C'è persino il numero di accessi alle cassette di sicurezza tra le informazioni che gli operatori finanziari devono comunicare al fisco entro il prossimo 31 marzo. Un flusso telematico che porterà nei database dell'amministrazione finanziaria oltre 500 milioni di dati sui conti correnti e i rapporti finanziari intrattenuti dai contribuenti italiani: dalla giacenza media al saldo contabile di inizio e fine anno; dalle ricariche sulle carte prepagate agli acquisti di titoli effettuati nell'ultimo anno.
Il Sole 24 Ore del lunedì ha stimato il numero di informazioni che saranno trasmesse al fisco partendo dalla tabella allegata al provvedimento del direttore delle Entrate del 28 maggio 2015 (73782/2015), che indica il numero di dati da trasmettere per ogni tipologia di rapporto finanziario. Ad esempio, per gli oltre 39 milioni di conti correnti, le banche e Poste italiane dovranno indicare cinque elementi: il saldo contabile a fine 2014, il saldo a fine 2015, il totale degli accrediti effettuati nell'anno sul conto, il totale degli addebiti e la giacenza media annua. In altri casi, invece, i dati sono meno numerosi. Così, per i prodotti finanziari emessi da imprese di assicurazione – come le polizze index linked – andrà comunicato l'importo totale degli incrementi della polizza e dei riscatti effettuati nell'anno.
La stima dei dati è effettuata per difetto, perché considera solo i rapporti finanziari principali, monitorati nelle pubblicazioni statistiche di Banca d'Italia, Abi e Ania. Non sono stati considerati, tra gli altri, i rapporti fiduciari (legge 1966/1939), i contratti derivati e le operazioni di acquisto e vendita di oro, che pure sono oggetto di comunicazione. Anche così, comunque, il flusso informativo resta imponente. Tanto imponente da aver fatto osservare ad alcuni commentatori che il fisco rischia di finire in information overload, in sovraccarico da informazioni.
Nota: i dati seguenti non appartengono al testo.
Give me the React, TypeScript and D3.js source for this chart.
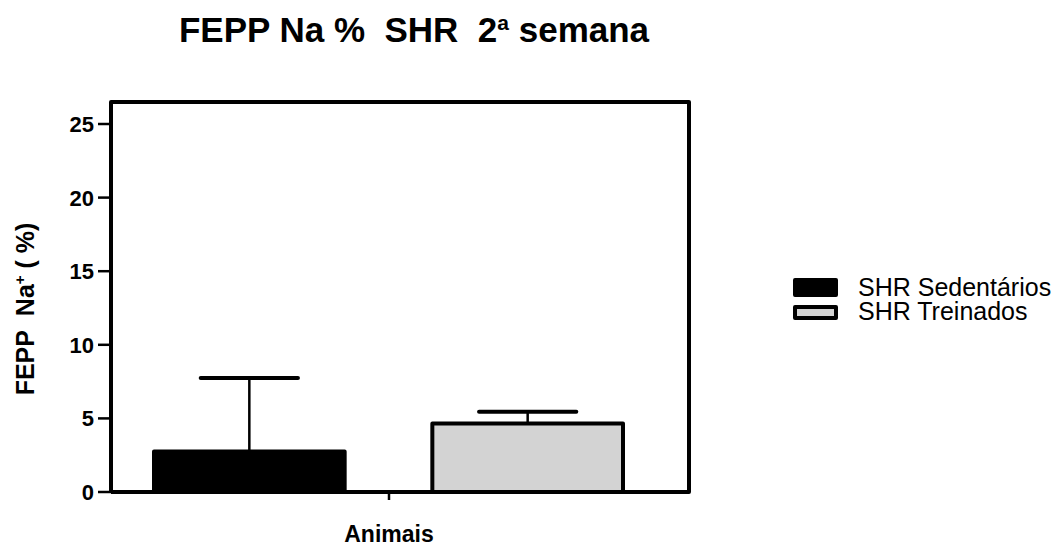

In realtà, tutto dipenderà dalla qualità dei dati trasmessi e dalla capacità dell'amministrazione finanziaria di incrociarli e filtrarli per effettuare un'analisi di rischio in grado di stanare i veri evasori. Sotto il primo aspetto – quello della qualità dei dati – le procedure attivate da banche, Poste, intermediari, Sgr e altri operatori finanziari tenuti all'invio danno buone garanzie. Anche perché si tratta di aggregare elementi che tutti questi soggetti utilizzano già nella propria attività, come il controvalore dei titoli al 31 dicembre 2015 rilevato nell'estratto conto del deposito titoli.
L'analisi dei dati, invece, è l'aspetto da cui dipende il concreto utilizzo della Super-anagrafe come strumento di contrasto all'evasione fiscale, nella convinzione che il nero prima o poi debba transitare per qualche canale “tracciato”, perché è evidente che il contante incassato e speso come tale non potrebbe essere individuato, se non indirettamente. Ma l'utilizzo non si ferma all'antievasione, visto che il dato sulla giacenza media annua serve per scovare chi mente sull'Isee per ottenere agevolazioni ad esempio su asili nido o mense scolastiche.
Oltre a quest'ultima modifica, la legge di Stabilità 2015 ha eliminato il riferimento alle liste selettive (contenuto nella versione originaria della norma introdotta dal decreto salva-Italia del 2011) per stabilire che le informazioni arrivate alla Super-anagrafe siano «utilizzate dall'agenzia delle Entrate per le analisi del rischio di evasione». In qualche modo si tratta di definire degli identikit in base a dei parametri o a delle anomalie per focalizzare i controlli su chi effettivamente sembra essere fuori rotta con i redditi dichiarati. Si tratta, quindi, di un'attività funzionale a innescare l'accertamento vero e proprio. Un'attività completamente diversa dalle indagini finanziarie che, invece, vengono avviate con una procedura autorizzata dalla direzione regionale delle Entrate o dal Comando regionale della Guardia di finanza per supportare il controllo una volta avviato. Tra l'altro, secondo gli ultimi dati disponibili, i contribuenti sottoposti a verifiche bancarie dalle Entrate sono stati 11.644 nel 2014: un valore inferiore di oltre il 21% rispetto ai 12 mesi precedenti e addirittura del 39% nel confronto con il 2012.
Restano comunque alcuni nodi da sciogliere. L'ultimo in ordine cronologico è quello segnalato dal Garante della privacy che ha chiesto di definire la procedura per l'accesso ai database da parte dell'Inps.